Peki sabahı nasıl sabah edeceğiz?/ KENT VE GECE HAYATI - SAVAŞ ÖZBEY
BAKKALDA DEĞİL BUTİKTE: Binlerce insanın toplama kampı gibi yığıldığı gece kulüpleri yok artık. Son temsilcisi Reina’ydı, o da kapanıyor. Müziğin/yemeğin/servisin bakkalı kimseyi kesmiyor, eğlence anlaşıyı da butikleşiyor. Mesela arabesk mi dinleyeceksiniz? 90’lar İbrahim Tatlıses ekolü için salı akşamı Beyoğlu-Opera’ya, 2010’lar neo-arabeski için pazar akşamı Nişantaşı-Barcode’a gideceksiniz. Tabii yer bulabilirseniz.
HERKES KENDİ MAHALLESİNDE: Semt aidiyeti yükselişte, sosyalleşmenin yeni kamusal alanı mahalle barları. Ulaşım pahalılığı ve otopark problemine bir de bomba/terör korkusu eklenince, insanlar Taksim, Karaköy gibi merkezi yerlerden elini ayağını çekti. Moda, Yeldeğirmeni, Arnavutköy tavan yaptı. Ama tıpkı mahalleler gibi mahalle barları da birbirinden çok farklı. Biri Topağacı’nda (Grey), diğeri Cihangir’de (Hazine) iki mahalle barı işleten Tayfun Topal’a göre ilk bakışta birbirlerini andırıyor olabilirler ama her ikisi de içinde kurulduğu mahalleye göre tamamen farklı konseptlerde tasarlandı.

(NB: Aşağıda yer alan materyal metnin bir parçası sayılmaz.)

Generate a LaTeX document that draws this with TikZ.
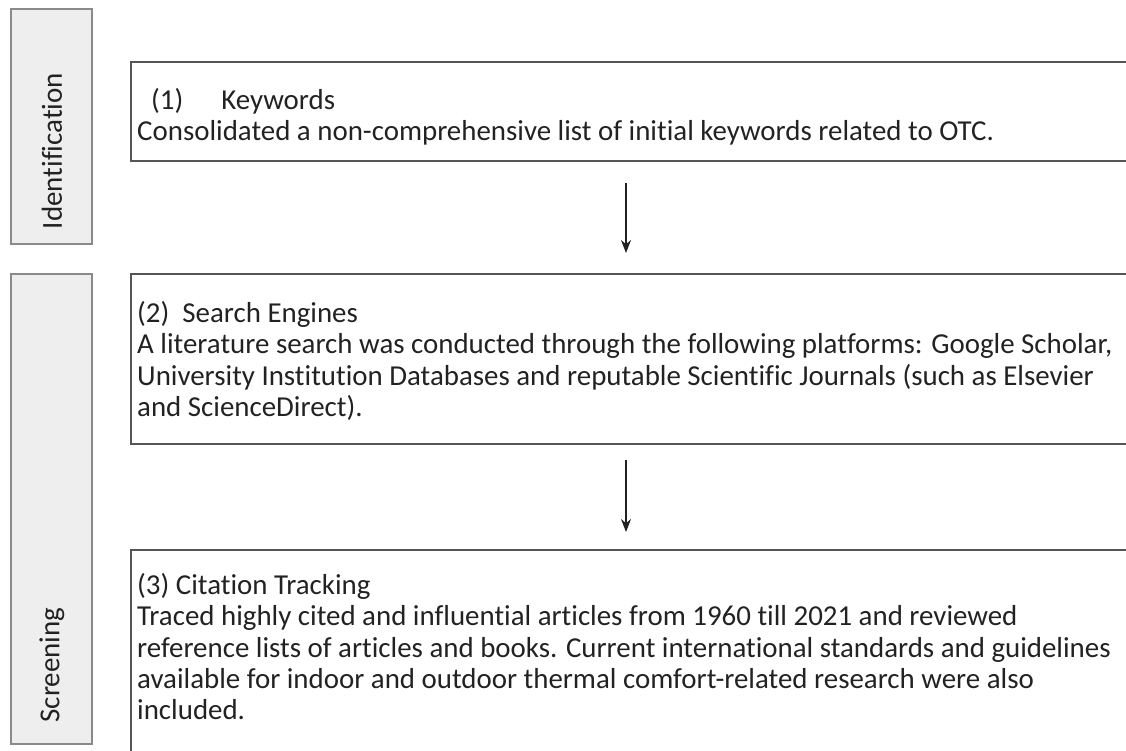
\documentclass[tikz,border=0pt]{standalone}
\usepackage{fontspec}
\setmainfont{Carlito}[Ligatures=CommonOff]
\usetikzlibrary{arrows.meta}
\definecolor{inkc}{HTML}{222222}
\definecolor{framec}{HTML}{555555}
\definecolor{barfill}{HTML}{EEEEEE}
\definecolor{barline}{HTML}{8A8A8A}
\begin{document}
\begin{tikzpicture}[x=1pt,y=-1pt,
  phasebar/.style={draw=barline, fill=barfill, line width=1.6pt, anchor=north west, inner sep=0pt},
  phaselabel/.style={rotate=90, text=inkc, font=\fontsize{29}{34}\selectfont, inner sep=0pt},
  stepbox/.style={draw=framec, line width=1.8pt, anchor=north west, inner sep=0pt},
  steptext/.style={anchor=north west, inner sep=0pt, align=left, text=inkc,
                   font=\fontsize{28.9}{31.4}\selectfont},
  flow/.style={draw=inkc, line width=1.6pt, -{Stealth[length=13pt,width=10pt]}}
]
\useasboundingbox (0,0) rectangle (1126,750);
\clip (0,0) rectangle (1126,750);

% phase bars on the left
\node[phasebar, minimum width=81pt, minimum height=235pt] (idbar) at (10,8) {};
\node[phasebar, minimum width=81pt, minimum height=470pt] (scbar) at (10,273) {};
\node[phaselabel] (idlabel) at (52,151) {Identification};
\node[phaselabel] (sclabel) at (52,665) {Screening};

% step boxes (they run past the right and bottom edges)
\node[stepbox, minimum width=1010pt, minimum height=99pt] (kw) at (130,61) {};
\node[stepbox, minimum width=1010pt, minimum height=170pt] (se) at (130,273) {};
\node[stepbox, minimum width=1010pt, minimum height=240pt] (ct) at (130,549) {};

% step texts
\node[steptext] (kwtext) at (137,88) {\hspace*{14pt}(1)\hspace{38pt}Keywords\\
Consolidated a non-comprehensive list of initial keywords related to OTC.};
\node[steptext] (setext) at (137,301) {(2)\ \ Search Engines\\
A literature search was conducted through the following platforms: Google Scholar,\\
University Institution Databases and reputable Scientific Journals (such as Elsevier\\
and ScienceDirect).};
\node[steptext] (cttext) at (137,573) {(3) Citation Tracking\\
Traced highly cited and influential articles from 1960 till 2021 and reviewed\\
reference lists of articles and books. Current international standards and guidelines\\
available for indoor and outdoor thermal comfort-related research were also\\
included.};

% connectors
\coordinate (axis) at (626,0);
\draw[flow, shorten <=21pt, shorten >=20pt] (kw.south -| axis) -- (se.north -| axis);
\draw[flow, shorten <=15pt, shorten >=17pt] (se.south -| axis) -- (ct.north -| axis);
\end{tikzpicture}
\end{document}
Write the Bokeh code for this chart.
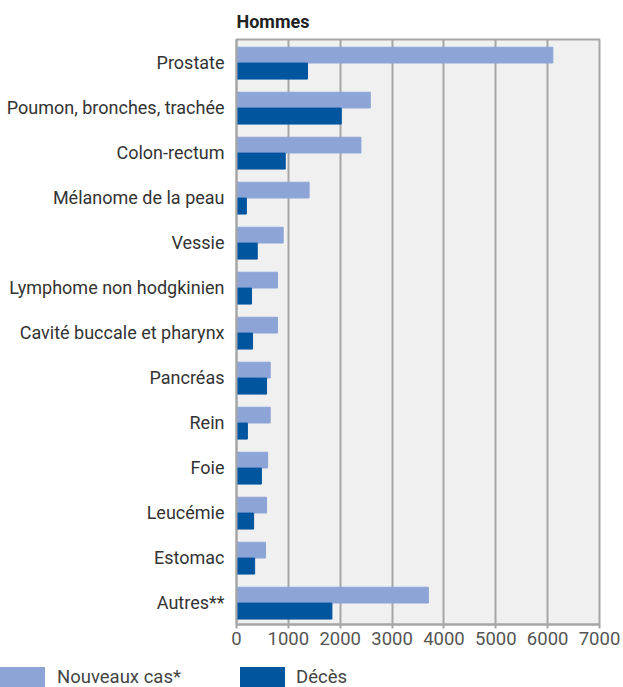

AMA BİR ORMAN GİBİ KARDEŞÇESİNE: Malum; kent yaşamını takip eden veya onlara bu hizmetleri sağlayan birçok insan uzunca bir süredir kendisini ötekileştirilmiş, ‘aksırmasına/tıksımasına’ ramak kalmış hissediyor. Bu hissiyat, ‘Gezi’nin hangi tarafında saf tutulduğuyla da paralellik gösteriyor. Gece hayatına yansıması mı? Naçizane gözlemim, semtlerde/zevklerde/tercihlerdeki bütün farklılaşmalara rağmen, sanki bütün bunların üstünü örten bir aynı tarafta olma ve tahammül duygusunun arttığı yönünde. Yani evet, milli günlerde hep bir ağızdan marş söylemek bir vakıa ama hayır, Kerimcan Durmaz’ın bir gece kulübünde uğradığı saldırı istisna.